The Republican additionally suggests in a Houston Chronicle op-ed that the school fixed the election so Brooks could win because he is gay.
“Now, Brooks' presidency is being treated as a victory for ‘diversity,’” Perry writes. “It is difficult to escape the perception that this quest for ‘diversity’ is the real reason the election outcome was overturned. Does the principle of ‘diversity’ override and supersede all other values of our Aggie Honor Code?”
Perry goes on to indicate that the loser, Robert McIntosh, was unfairly disqualified from the race because accusation of voter intimidation, as well as for not providing receipts for glow sticks used in a campaign video.
McIntosh is the son of a prominent Dallas-based Republican donor, according to the Washington Post.
The punch line? He notes that while McIntosh won the popular vote, Brooks eventually became president — echoing the election of his boss, President Trump, who won the Electoral College but lost the popular vote to Hillary Clinton.

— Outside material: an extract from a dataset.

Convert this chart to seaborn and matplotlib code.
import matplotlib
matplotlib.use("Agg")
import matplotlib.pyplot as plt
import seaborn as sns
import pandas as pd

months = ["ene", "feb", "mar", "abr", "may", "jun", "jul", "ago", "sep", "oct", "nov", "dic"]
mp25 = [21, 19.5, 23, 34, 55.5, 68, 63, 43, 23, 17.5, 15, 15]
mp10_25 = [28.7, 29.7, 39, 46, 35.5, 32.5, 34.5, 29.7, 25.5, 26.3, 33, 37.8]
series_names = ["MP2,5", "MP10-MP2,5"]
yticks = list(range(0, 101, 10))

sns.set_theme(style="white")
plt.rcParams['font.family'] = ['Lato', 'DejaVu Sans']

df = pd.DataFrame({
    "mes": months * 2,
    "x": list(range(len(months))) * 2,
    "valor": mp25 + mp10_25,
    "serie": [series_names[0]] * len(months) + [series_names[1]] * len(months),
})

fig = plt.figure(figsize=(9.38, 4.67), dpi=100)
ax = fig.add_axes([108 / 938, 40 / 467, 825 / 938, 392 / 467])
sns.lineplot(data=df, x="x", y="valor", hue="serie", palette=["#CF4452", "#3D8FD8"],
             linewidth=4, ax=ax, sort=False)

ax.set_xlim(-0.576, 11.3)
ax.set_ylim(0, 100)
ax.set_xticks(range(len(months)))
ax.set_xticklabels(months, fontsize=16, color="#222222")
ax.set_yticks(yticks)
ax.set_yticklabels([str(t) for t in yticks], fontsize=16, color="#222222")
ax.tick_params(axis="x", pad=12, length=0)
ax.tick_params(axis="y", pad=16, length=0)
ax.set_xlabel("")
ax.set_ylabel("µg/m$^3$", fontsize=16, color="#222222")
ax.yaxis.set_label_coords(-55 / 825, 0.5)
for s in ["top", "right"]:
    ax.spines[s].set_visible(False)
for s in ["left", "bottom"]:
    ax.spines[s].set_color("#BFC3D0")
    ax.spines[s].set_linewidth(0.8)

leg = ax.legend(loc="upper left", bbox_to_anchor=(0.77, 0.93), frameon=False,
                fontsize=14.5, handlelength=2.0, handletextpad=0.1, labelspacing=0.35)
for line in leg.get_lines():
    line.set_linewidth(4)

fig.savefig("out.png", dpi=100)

“Brooks did not win the election,” the three-term governor writes. “He finished second by more than 750 votes to one Mr. Robert McIntosh.”
Perry’s calls for a deeper investigation to the school election comes as the one that put Trump in office comes under a federal probe.

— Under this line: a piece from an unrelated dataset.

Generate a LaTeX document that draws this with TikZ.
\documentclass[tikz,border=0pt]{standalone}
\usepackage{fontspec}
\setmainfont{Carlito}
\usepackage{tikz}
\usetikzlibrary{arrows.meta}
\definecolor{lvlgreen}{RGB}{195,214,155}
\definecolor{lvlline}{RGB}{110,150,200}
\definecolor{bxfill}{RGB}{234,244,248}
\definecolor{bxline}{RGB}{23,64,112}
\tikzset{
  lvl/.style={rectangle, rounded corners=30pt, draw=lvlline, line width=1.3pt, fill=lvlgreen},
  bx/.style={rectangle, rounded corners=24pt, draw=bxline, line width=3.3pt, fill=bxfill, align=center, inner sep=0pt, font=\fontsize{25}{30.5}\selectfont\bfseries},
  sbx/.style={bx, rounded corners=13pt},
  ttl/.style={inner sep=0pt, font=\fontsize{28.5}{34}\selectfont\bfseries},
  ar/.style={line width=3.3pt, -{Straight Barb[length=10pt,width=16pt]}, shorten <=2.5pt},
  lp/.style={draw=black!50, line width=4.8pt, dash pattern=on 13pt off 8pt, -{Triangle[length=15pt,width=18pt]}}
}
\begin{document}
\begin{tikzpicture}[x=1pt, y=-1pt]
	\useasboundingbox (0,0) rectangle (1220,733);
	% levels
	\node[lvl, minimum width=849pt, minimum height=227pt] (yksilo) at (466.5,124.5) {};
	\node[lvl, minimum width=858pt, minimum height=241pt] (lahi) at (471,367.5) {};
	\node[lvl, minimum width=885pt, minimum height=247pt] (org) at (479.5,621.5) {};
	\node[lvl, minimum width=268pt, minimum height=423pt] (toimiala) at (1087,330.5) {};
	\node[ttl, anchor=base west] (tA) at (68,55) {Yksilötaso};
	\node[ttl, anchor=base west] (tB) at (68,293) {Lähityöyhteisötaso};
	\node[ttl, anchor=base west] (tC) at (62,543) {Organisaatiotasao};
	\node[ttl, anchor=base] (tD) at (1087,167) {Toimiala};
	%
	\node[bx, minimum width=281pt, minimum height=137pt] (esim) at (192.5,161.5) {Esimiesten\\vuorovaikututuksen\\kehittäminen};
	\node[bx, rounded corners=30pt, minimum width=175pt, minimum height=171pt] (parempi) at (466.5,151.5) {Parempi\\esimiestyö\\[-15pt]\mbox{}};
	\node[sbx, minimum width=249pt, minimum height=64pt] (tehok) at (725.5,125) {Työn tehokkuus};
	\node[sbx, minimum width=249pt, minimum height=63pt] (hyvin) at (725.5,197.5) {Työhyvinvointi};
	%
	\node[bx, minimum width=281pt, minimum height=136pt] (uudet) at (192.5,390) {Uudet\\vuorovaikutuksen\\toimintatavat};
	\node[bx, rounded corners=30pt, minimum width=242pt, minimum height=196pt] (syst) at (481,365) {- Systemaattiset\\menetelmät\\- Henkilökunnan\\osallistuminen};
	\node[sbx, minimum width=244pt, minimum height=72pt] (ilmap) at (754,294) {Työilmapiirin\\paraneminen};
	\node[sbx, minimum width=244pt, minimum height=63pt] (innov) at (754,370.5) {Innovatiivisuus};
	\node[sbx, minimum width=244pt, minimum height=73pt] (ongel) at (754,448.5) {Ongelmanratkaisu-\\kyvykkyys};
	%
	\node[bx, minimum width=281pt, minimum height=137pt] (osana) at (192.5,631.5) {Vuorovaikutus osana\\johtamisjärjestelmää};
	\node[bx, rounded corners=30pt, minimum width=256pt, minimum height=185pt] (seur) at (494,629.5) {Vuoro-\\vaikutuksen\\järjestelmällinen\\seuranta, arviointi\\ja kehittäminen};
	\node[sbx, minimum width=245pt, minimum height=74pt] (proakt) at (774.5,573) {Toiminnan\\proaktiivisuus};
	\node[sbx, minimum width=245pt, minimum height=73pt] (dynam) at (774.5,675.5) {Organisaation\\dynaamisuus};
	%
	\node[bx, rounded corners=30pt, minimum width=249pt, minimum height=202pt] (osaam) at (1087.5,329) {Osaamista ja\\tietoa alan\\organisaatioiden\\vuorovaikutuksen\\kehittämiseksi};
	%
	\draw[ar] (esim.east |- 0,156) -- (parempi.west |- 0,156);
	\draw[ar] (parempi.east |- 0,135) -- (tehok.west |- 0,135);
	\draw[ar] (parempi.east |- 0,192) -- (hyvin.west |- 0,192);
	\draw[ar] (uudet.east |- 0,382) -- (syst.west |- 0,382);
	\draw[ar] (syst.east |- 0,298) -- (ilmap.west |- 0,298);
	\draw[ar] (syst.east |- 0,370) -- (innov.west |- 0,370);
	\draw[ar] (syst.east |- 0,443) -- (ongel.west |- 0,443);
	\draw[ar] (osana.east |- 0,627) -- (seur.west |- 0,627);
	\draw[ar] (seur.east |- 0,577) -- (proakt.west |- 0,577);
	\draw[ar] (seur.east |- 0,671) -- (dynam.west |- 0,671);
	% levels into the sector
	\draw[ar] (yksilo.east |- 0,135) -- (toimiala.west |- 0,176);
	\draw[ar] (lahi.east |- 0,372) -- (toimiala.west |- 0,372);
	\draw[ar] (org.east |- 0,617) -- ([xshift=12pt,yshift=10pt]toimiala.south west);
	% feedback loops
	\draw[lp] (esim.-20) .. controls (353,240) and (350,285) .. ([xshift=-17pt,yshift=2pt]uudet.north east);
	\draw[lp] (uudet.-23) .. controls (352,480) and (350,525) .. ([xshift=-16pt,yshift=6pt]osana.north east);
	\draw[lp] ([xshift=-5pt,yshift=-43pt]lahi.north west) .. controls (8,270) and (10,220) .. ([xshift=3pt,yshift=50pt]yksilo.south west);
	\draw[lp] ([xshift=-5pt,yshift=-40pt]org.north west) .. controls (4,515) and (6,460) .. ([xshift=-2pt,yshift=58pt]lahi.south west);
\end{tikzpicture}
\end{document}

FBI Director James Comey said Monday that the bureau was investigating whether members of the Trump campaign colluded with Russia to influence the 2016 election.

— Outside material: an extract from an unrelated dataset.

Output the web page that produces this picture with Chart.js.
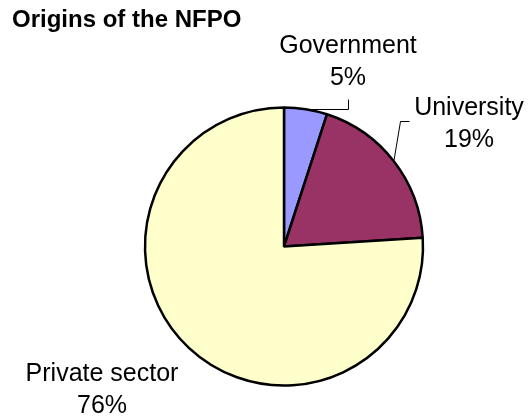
<!DOCTYPE html>
<html>
<head>
<meta charset="utf-8">
<script src="https://cdn.jsdelivr.net/npm/chart.js@4"></script>
<style>
  html, body { margin: 0; padding: 0; background: #ffffff; }
  #wrap { width: 529px; height: 418px; position: relative; }
</style>
</head>
<body>
<div id="wrap"><canvas id="c" width="529" height="418"></canvas></div>
<script>
// Where the Not-For-Profit Organisations came from (share of total, %)
const titleText = 'Origins of the NFPO';
const categories = ['Government', 'University', 'Private sector'];
const shares = [5, 19, 76];
const sliceColors = ['#9999FF', '#993366', '#FFFFCC'];

const FONT = '"Liberation Sans", Arial, sans-serif';

// Label placement: text centre x, first-line baseline, and optional leader elbow
const labelLayout = [
  { x: 348, y: 53, elbow: [348, 99], knee: [348, 'edge'] },
  { x: 469, y: 115, elbow: [409, 121], knee: [400, 121] },
  { x: 102, y: 381 }
];

const labelsPlugin = {
  id: 'sliceLabels',
  afterDraw(chart) {
    const ctx = chart.ctx;
    ctx.save();
    // title
    ctx.fillStyle = '#000';
    ctx.font = 'bold 24px ' + FONT;
    ctx.textAlign = 'left';
    ctx.textBaseline = 'alphabetic';
    ctx.fillText(titleText, 12, 27);

    const meta = chart.getDatasetMeta(0);
    const total = shares.reduce((a, b) => a + b, 0);
    meta.data.forEach((arc, i) => {
      const p = arc.getProps(['x', 'y', 'startAngle', 'endAngle', 'outerRadius'], true);
      const mid = (p.startAngle + p.endAngle) / 2;
      const ex = p.x + Math.cos(mid) * p.outerRadius;
      const ey = p.y + Math.sin(mid) * p.outerRadius;
      const L = labelLayout[i];

      // leader line
      if (L.elbow) {
        ctx.strokeStyle = '#000';
        ctx.lineWidth = 1;
        ctx.beginPath();
        ctx.moveTo(L.elbow[0] + 0.5, L.elbow[1] + 0.5);
        if (L.knee[1] === 'edge') {
          const ky = Math.round(ey);
          ctx.lineTo(L.knee[0] + 0.5, ky + 0.5);
          ctx.lineTo(ex, ky + 0.5);
        } else {
          ctx.lineTo(L.knee[0] + 0.5, L.knee[1] + 0.5);
          ctx.lineTo(ex, ey);
        }
        ctx.stroke();
      }

      ctx.fillStyle = '#000';
      ctx.font = '25px ' + FONT;
      ctx.textAlign = 'center';
      ctx.fillText(categories[i], L.x, L.y);
      const pct = Math.round(shares[i] / total * 100) + '%';
      ctx.fillText(pct, L.x, L.y + 32);
    });
    ctx.restore();
  }
};

new Chart(document.getElementById('c'), {
  type: 'pie',
  data: {
    labels: categories,
    datasets: [{
      data: shares,
      backgroundColor: sliceColors,
      borderColor: '#000000',
      borderWidth: 2.5,
      borderAlign: 'center',
      hoverOffset: 0
    }]
  },
  options: {
    responsive: false,
    animation: false,
    events: [],
    layout: { padding: { left: 143.75, right: 104.75, top: 106.25, bottom: 31.25 } },
    plugins: {
      legend: { display: false },
      title: { display: false },
      tooltip: { enabled: false }
    }
  },
  plugins: [labelsPlugin]
});
</script>
</body>
</html>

Perry ran for president before dropping out of the race in September 2015. He was later named Trump’s nominee for Energy Secretary — a department he once suggested eliminating all together — and was confirmed by the Senate in February.
In the op-ed, Perry notes that McIntosh was first tossed out of the race after polls closed for voter intimidation — a charge he alleges was made by anonymous sources who supported Brooks.
The voter intimidation charge was tossed out on appeal, but McIntosh was also accused of not providing receipts for the glow sticks, which Perry says the student got for participating in a charity event before the election happened. His opponents didn’t provide receipts either, Perry asserts, but weren’t punished the same way.
Perry in one racy paragraph makes a plea to current and former students — nicknamed Aggies — to re-examine the case.
“How would they act and feel if the victim was different? What if McIntosh had been a minority student instead of a white male? What if Brooks had been the candidate disqualified? Would the administration and the student body have allowed the first gay student body president to be voided for using charity glow sticks? Would the student body have allowed a black student body president to be disqualified on anonymous charges of voter intimidation?” Perry writes.
Perry, who graduated from the Texas A&M in 1972, suggests the school should be diverse but not do it in what he claims is an unfair manner.
“The quality of diversity on a campus depends on fair treatment, rather than preferred outcomes or engineered results,” he said. “McIntosh's treatment suggests that A&M is choosing preferred outcomes over equal treatment: that the ends justify the means, and that not every student is deserving of the same treatment.”